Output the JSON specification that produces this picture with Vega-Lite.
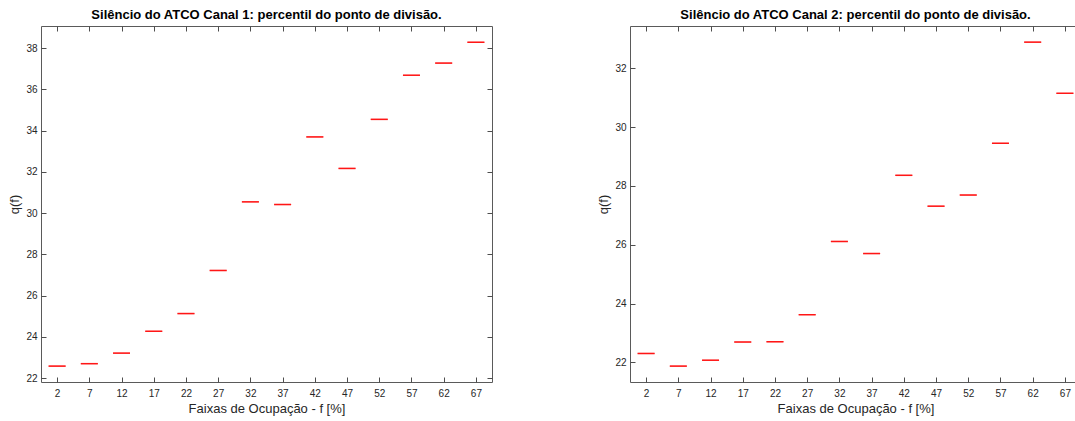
{
  "$schema": "https://vega.github.io/schema/vega-lite/v6.json",
  "padding": {"left": 8, "top": 8, "right": 0, "bottom": 0},
  "background": "white",
  "spacing": 138,
  "bounds": "flush",
  "config": {
    "view": {"stroke": "#5a5a5a", "strokeWidth": 1},
    "font": "Liberation Sans",
    "tick": {"color": "#ff0000", "size": 17, "thickness": 1.4, "orient": "horizontal"},
    "axis": {
      "domain": false,
      "grid": false,
      "tickSize": -5,
      "tickColor": "#4d4d4d",
      "tickWidth": 1,
      "labelFont": "Liberation Sans",
      "labelFontSize": 10,
      "labelColor": "#262626",
      "titleFont": "Liberation Sans",
      "titleFontSize": 13,
      "titleFontWeight": "normal",
      "titleColor": "#262626"
    },
    "title": {"font": "Liberation Sans", "fontSize": 13, "fontWeight": "bold", "color": "#000000", "anchor": "middle", "frame": "group", "offset": 4}
  },
  "datasets": {
    "c1": [
      {"f": 2, "q": 22.58}, {"f": 7, "q": 22.70}, {"f": 12, "q": 23.21}, {"f": 17, "q": 24.27},
      {"f": 22, "q": 25.13}, {"f": 27, "q": 27.22}, {"f": 32, "q": 30.55}, {"f": 37, "q": 30.42},
      {"f": 42, "q": 33.70}, {"f": 47, "q": 32.17}, {"f": 52, "q": 34.55}, {"f": 57, "q": 36.69},
      {"f": 62, "q": 37.28}, {"f": 67, "q": 38.29}
    ],
    "c2": [
      {"f": 2, "q": 22.30}, {"f": 7, "q": 21.87}, {"f": 12, "q": 22.07}, {"f": 17, "q": 22.69},
      {"f": 22, "q": 22.70}, {"f": 27, "q": 23.62}, {"f": 32, "q": 26.11}, {"f": 37, "q": 25.70},
      {"f": 42, "q": 28.36}, {"f": 47, "q": 27.31}, {"f": 52, "q": 27.69}, {"f": 57, "q": 29.45},
      {"f": 62, "q": 32.89}, {"f": 67, "q": 31.15}
    ]
  },
  "hconcat": [
    {
      "width": 451,
      "height": 356,
      "title": {"text": "Silêncio do ATCO Canal 1: percentil do ponto de divisão."},
      "data": {"name": "c1"},
      "layer": [
        {
          "mark": {"type": "tick", "color": "#ff0000"},
          "encoding": {
            "x": {"field": "f", "type": "ordinal", "scale": {"type": "point", "padding": 0.5}, "axis": {"orient": "bottom", "labelAngle": 0, "labelPadding": 11, "title": "Faixas de Ocupação - f [%]", "titlePadding": 4}},
            "y": {"field": "q", "type": "quantitative", "scale": {"domain": [21.81, 39.08], "nice": false, "zero": false}, "axis": {"orient": "left", "values": [22, 24, 26, 28, 30, 32, 34, 36, 38], "labelPadding": 9, "title": "q(f)", "titlePadding": 4}}
          }
        },
        {
          "mark": {"type": "tick", "color": "#ff0000"},
          "encoding": {
            "x": {"field": "f", "type": "ordinal", "scale": {"type": "point", "padding": 0.5}, "axis": {"orient": "top", "labels": false, "title": null}},
            "y": {"field": "q", "type": "quantitative", "axis": {"orient": "right", "values": [22, 24, 26, 28, 30, 32, 34, 36, 38], "labels": false, "title": null}}
          }
        }
      ],
      "resolve": {"axis": {"x": "independent", "y": "independent"}}
    },
    {
      "width": 451,
      "height": 356,
      "title": {"text": "Silêncio do ATCO Canal 2: percentil do ponto de divisão."},
      "data": {"name": "c2"},
      "layer": [
        {
          "mark": {"type": "tick", "color": "#ff0000"},
          "encoding": {
            "x": {"field": "f", "type": "ordinal", "scale": {"type": "point", "padding": 0.5}, "axis": {"orient": "bottom", "labelAngle": 0, "labelPadding": 11, "title": "Faixas de Ocupação - f [%]", "titlePadding": 4}},
            "y": {"field": "q", "type": "quantitative", "scale": {"domain": [21.33, 33.44], "nice": false, "zero": false}, "axis": {"orient": "left", "values": [22, 24, 26, 28, 30, 32], "labelPadding": 9, "title": "q(f)", "titlePadding": 4}}
          }
        },
        {
          "mark": {"type": "tick", "color": "#ff0000"},
          "encoding": {
            "x": {"field": "f", "type": "ordinal", "scale": {"type": "point", "padding": 0.5}, "axis": {"orient": "top", "labels": false, "title": null}},
            "y": {"field": "q", "type": "quantitative", "axis": {"orient": "right", "values": [22, 24, 26, 28, 30, 32], "labels": false, "title": null}}
          }
        }
      ],
      "resolve": {"axis": {"x": "independent", "y": "independent"}}
    }
  ]
}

=======

Repeat the material above in full and exactly, apart from the pictures.

Output the JSON specification that produces this picture with Vega-Lite.
{
  "$schema": "https://vega.github.io/schema/vega-lite/v6.json",
  "padding": {"left": 8, "top": 8, "right": 0, "bottom": 0},
  "background": "white",
  "spacing": 138,
  "bounds": "flush",
  "config": {
    "view": {"stroke": "#5a5a5a", "strokeWidth": 1},
    "font": "Liberation Sans",
    "tick": {"color": "#ff0000", "size": 17, "thickness": 1.4, "orient": "horizontal"},
    "axis": {
      "domain": false,
      "grid": false,
      "tickSize": -5,
      "tickColor": "#4d4d4d",
      "tickWidth": 1,
      "labelFont": "Liberation Sans",
      "labelFontSize": 10,
      "labelColor": "#262626",
      "titleFont": "Liberation Sans",
      "titleFontSize": 13,
      "titleFontWeight": "normal",
      "titleColor": "#262626"
    },
    "title": {"font": "Liberation Sans", "fontSize": 13, "fontWeight": "bold", "color": "#000000", "anchor": "middle", "frame": "group", "offset": 4}
  },
  "datasets": {
    "c1": [
      {"f": 2, "q": 22.58}, {"f": 7, "q": 22.70}, {"f": 12, "q": 23.21}, {"f": 17, "q": 24.27},
      {"f": 22, "q": 25.13}, {"f": 27, "q": 27.22}, {"f": 32, "q": 30.55}, {"f": 37, "q": 30.42},
      {"f": 42, "q": 33.70}, {"f": 47, "q": 32.17}, {"f": 52, "q": 34.55}, {"f": 57, "q": 36.69},
      {"f": 62, "q": 37.28}, {"f": 67, "q": 38.29}
    ],
    "c2": [
      {"f": 2, "q": 22.30}, {"f": 7, "q": 21.87}, {"f": 12, "q": 22.07}, {"f": 17, "q": 22.69},
      {"f": 22, "q": 22.70}, {"f": 27, "q": 23.62}, {"f": 32, "q": 26.11}, {"f": 37, "q": 25.70},
      {"f": 42, "q": 28.36}, {"f": 47, "q": 27.31}, {"f": 52, "q": 27.69}, {"f": 57, "q": 29.45},
      {"f": 62, "q": 32.89}, {"f": 67, "q": 31.15}
    ]
  },
  "hconcat": [
    {
      "width": 451,
      "height": 356,
      "title": {"text": "Silêncio do ATCO Canal 1: percentil do ponto de divisão."},
      "data": {"name": "c1"},
      "layer": [
        {
          "mark": {"type": "tick", "color": "#ff0000"},
          "encoding": {
            "x": {"field": "f", "type": "ordinal", "scale": {"type": "point", "padding": 0.5}, "axis": {"orient": "bottom", "labelAngle": 0, "labelPadding": 11, "title": "Faixas de Ocupação - f [%]", "titlePadding": 4}},
            "y": {"field": "q", "type": "quantitative", "scale": {"domain": [21.81, 39.08], "nice": false, "zero": false}, "axis": {"orient": "left", "values": [22, 24, 26, 28, 30, 32, 34, 36, 38], "labelPadding": 9, "title": "q(f)", "titlePadding": 4}}
          }
        },
        {
          "mark": {"type": "tick", "color": "#ff0000"},
          "encoding": {
            "x": {"field": "f", "type": "ordinal", "scale": {"type": "point", "padding": 0.5}, "axis": {"orient": "top", "labels": false, "title": null}},
            "y": {"field": "q", "type": "quantitative", "axis": {"orient": "right", "values": [22, 24, 26, 28, 30, 32, 34, 36, 38], "labels": false, "title": null}}
          }
        }
      ],
      "resolve": {"axis": {"x": "independent", "y": "independent"}}
    },
    {
      "width": 451,
      "height": 356,
      "title": {"text": "Silêncio do ATCO Canal 2: percentil do ponto de divisão."},
      "data": {"name": "c2"},
      "layer": [
        {
          "mark": {"type": "tick", "color": "#ff0000"},
          "encoding": {
            "x": {"field": "f", "type": "ordinal", "scale": {"type": "point", "padding": 0.5}, "axis": {"orient": "bottom", "labelAngle": 0, "labelPadding": 11, "title": "Faixas de Ocupação - f [%]", "titlePadding": 4}},
            "y": {"field": "q", "type": "quantitative", "scale": {"domain": [21.33, 33.44], "nice": false, "zero": false}, "axis": {"orient": "left", "values": [22, 24, 26, 28, 30, 32], "labelPadding": 9, "title": "q(f)", "titlePadding": 4}}
          }
        },
        {
          "mark": {"type": "tick", "color": "#ff0000"},
          "encoding": {
            "x": {"field": "f", "type": "ordinal", "scale": {"type": "point", "padding": 0.5}, "axis": {"orient": "top", "labels": false, "title": null}},
            "y": {"field": "q", "type": "quantitative", "axis": {"orient": "right", "values": [22, 24, 26, 28, 30, 32], "labels": false, "title": null}}
          }
        }
      ],
      "resolve": {"axis": {"x": "independent", "y": "independent"}}
    }
  ]
}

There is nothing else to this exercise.